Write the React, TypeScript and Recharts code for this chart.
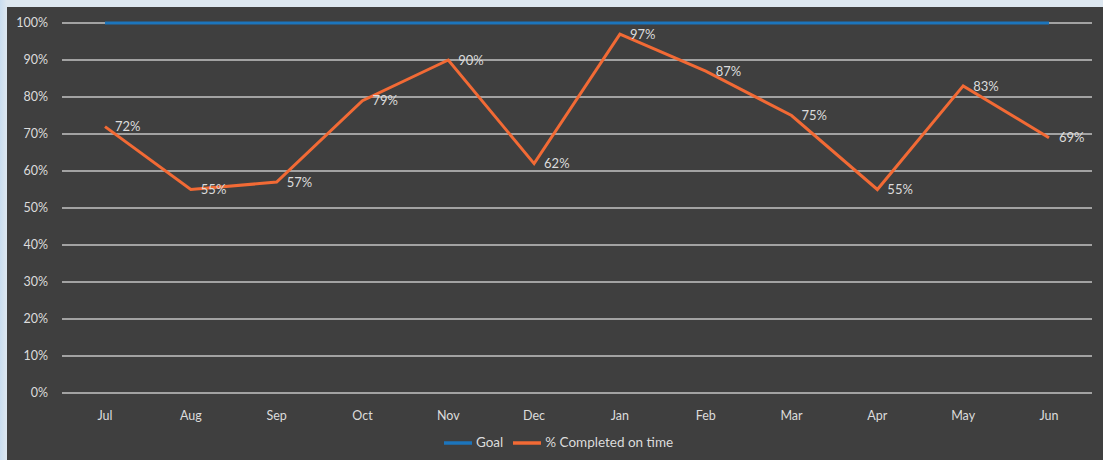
import { LineChart, Line, XAxis, YAxis, CartesianGrid, Legend, LabelList } from "recharts";

const months = ["Jul", "Aug", "Sep", "Oct", "Nov", "Dec", "Jan", "Feb", "Mar", "Apr", "May", "Jun"];
const goal = [100, 100, 100, 100, 100, 100, 100, 100, 100, 100, 100, 100];
const completed = [72, 55, 57, 79, 90, 62, 97, 87, 75, 55, 83, 69];
const yTicks = [0, 10, 20, 30, 40, 50, 60, 70, 80, 90, 100];
const seriesOrder = ["Goal", "% Completed on time"];

const chartData = months.map((m, i) => ({
  month: m,
  goal: goal[i],
  completed: completed[i],
}));

const FONT = "Lato, 'Open Sans', sans-serif";
const TEXT = "#dcdcdc";

export default function App() {
  return (
    <div
      style={{
        position: "absolute",
        top: 0,
        left: 0,
        width: 1103,
        height: 460,
        background: "linear-gradient(90deg, #c9ddf0 0px, #dde7f0 7px)",
        fontFamily: FONT,
      }}
    >
      <div style={{ position: "absolute", top: 7, left: 7, width: 1096, height: 453, background: "#3f3f3f" }}>
        <LineChart width={1096} height={453} data={chartData} margin={{ top: 16, right: 11, bottom: 7, left: 0 }}>
          <CartesianGrid vertical={false} stroke="#c4c4c4" strokeWidth={1.5} />
          <XAxis
            dataKey="month"
            padding={{ left: 43, right: 43 }}
            axisLine={false}
            tickLine={false}
            tickMargin={12}
            height={36}
            tick={{ fontSize: 12.5, fill: TEXT, fontFamily: FONT }}
          />
          <YAxis
            domain={[0, 100]}
            ticks={yTicks}
            width={55}
            axisLine={false}
            tickLine={false}
            tickMargin={8}
            tickFormatter={(v) => `${v}%`}
            tick={{ fontSize: 12.5, fill: TEXT, fontFamily: FONT }}
          />
          <Legend
            verticalAlign="bottom"
            height={24}
            iconSize={28}
            wrapperStyle={{ marginLeft: 14 }}
            itemSorter={(item: any) => seriesOrder.indexOf(item.value)}
            formatter={(value) => (
              <span style={{ color: TEXT, fontSize: 13.5, fontFamily: FONT }}>{value}</span>
            )}
          />
          <Line
            name="Goal"
            dataKey="goal"
            stroke="#1c75bc"
            strokeWidth={3}
            dot={false}
            legendType="plainline"
            isAnimationActive={false}
          />
          <Line
            name="% Completed on time"
            dataKey="completed"
            stroke="#f26a35"
            strokeWidth={3}
            dot={false}
            legendType="plainline"
            isAnimationActive={false}
          >
            <LabelList
              dataKey="completed"
              position="right"
              offset={10}
              formatter={(v) => `${v}%`}
              style={{ fill: TEXT, fontSize: 13, fontFamily: FONT }}
            />
          </Line>
        </LineChart>
      </div>
    </div>
  );
}
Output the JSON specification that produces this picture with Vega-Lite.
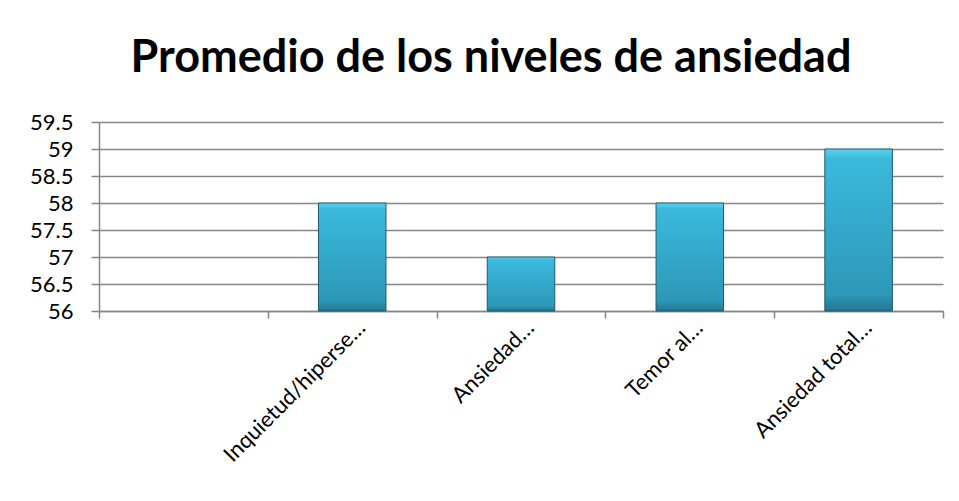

========

Written exercise:
Output the material word for word, omitting its pictures.

Task output:
Write the React, TypeScript and Recharts code for this chart.
import { LineChart, Line, XAxis, YAxis, CartesianGrid, Legend, LabelList } from "recharts";

const months = ["Jul", "Aug", "Sep", "Oct", "Nov", "Dec", "Jan", "Feb", "Mar", "Apr", "May", "Jun"];
const goal = [100, 100, 100, 100, 100, 100, 100, 100, 100, 100, 100, 100];
const completed = [72, 55, 57, 79, 90, 62, 97, 87, 75, 55, 83, 69];
const yTicks = [0, 10, 20, 30, 40, 50, 60, 70, 80, 90, 100];
const seriesOrder = ["Goal", "% Completed on time"];

const chartData = months.map((m, i) => ({
  month: m,
  goal: goal[i],
  completed: completed[i],
}));

const FONT = "Lato, 'Open Sans', sans-serif";
const TEXT = "#dcdcdc";

export default function App() {
  return (
    <div
      style={{
        position: "absolute",
        top: 0,
        left: 0,
        width: 1103,
        height: 460,
        background: "linear-gradient(90deg, #c9ddf0 0px, #dde7f0 7px)",
        fontFamily: FONT,
      }}
    >
      <div style={{ position: "absolute", top: 7, left: 7, width: 1096, height: 453, background: "#3f3f3f" }}>
        <LineChart width={1096} height={453} data={chartData} margin={{ top: 16, right: 11, bottom: 7, left: 0 }}>
          <CartesianGrid vertical={false} stroke="#c4c4c4" strokeWidth={1.5} />
          <XAxis
            dataKey="month"
            padding={{ left: 43, right: 43 }}
            axisLine={false}
            tickLine={false}
            tickMargin={12}
            height={36}
            tick={{ fontSize: 12.5, fill: TEXT, fontFamily: FONT }}
          />
          <YAxis
            domain={[0, 100]}
            ticks={yTicks}
            width={55}
            axisLine={false}
            tickLine={false}
            tickMargin={8}
            tickFormatter={(v) => `${v}%`}
            tick={{ fontSize: 12.5, fill: TEXT, fontFamily: FONT }}
          />
          <Legend
            verticalAlign="bottom"
            height={24}
            iconSize={28}
            wrapperStyle={{ marginLeft: 14 }}
            itemSorter={(item: any) => seriesOrder.indexOf(item.value)}
            formatter={(value) => (
              <span style={{ color: TEXT, fontSize: 13.5, fontFamily: FONT }}>{value}</span>
            )}
          />
          <Line
            name="Goal"
            dataKey="goal"
            stroke="#1c75bc"
            strokeWidth={3}
            dot={false}
            legendType="plainline"
            isAnimationActive={false}
          />
          <Line
            name="% Completed on time"
            dataKey="completed"
            stroke="#f26a35"
            strokeWidth={3}
            dot={false}
            legendType="plainline"
            isAnimationActive={false}
          >
            <LabelList
              dataKey="completed"
              position="right"
              offset={10}
              formatter={(v) => `${v}%`}
              style={{ fill: TEXT, fontSize: 13, fontFamily: FONT }}
            />
          </Line>
        </LineChart>
      </div>
    </div>
  );
}
Output the JSON specification that produces this picture with Vega-Lite.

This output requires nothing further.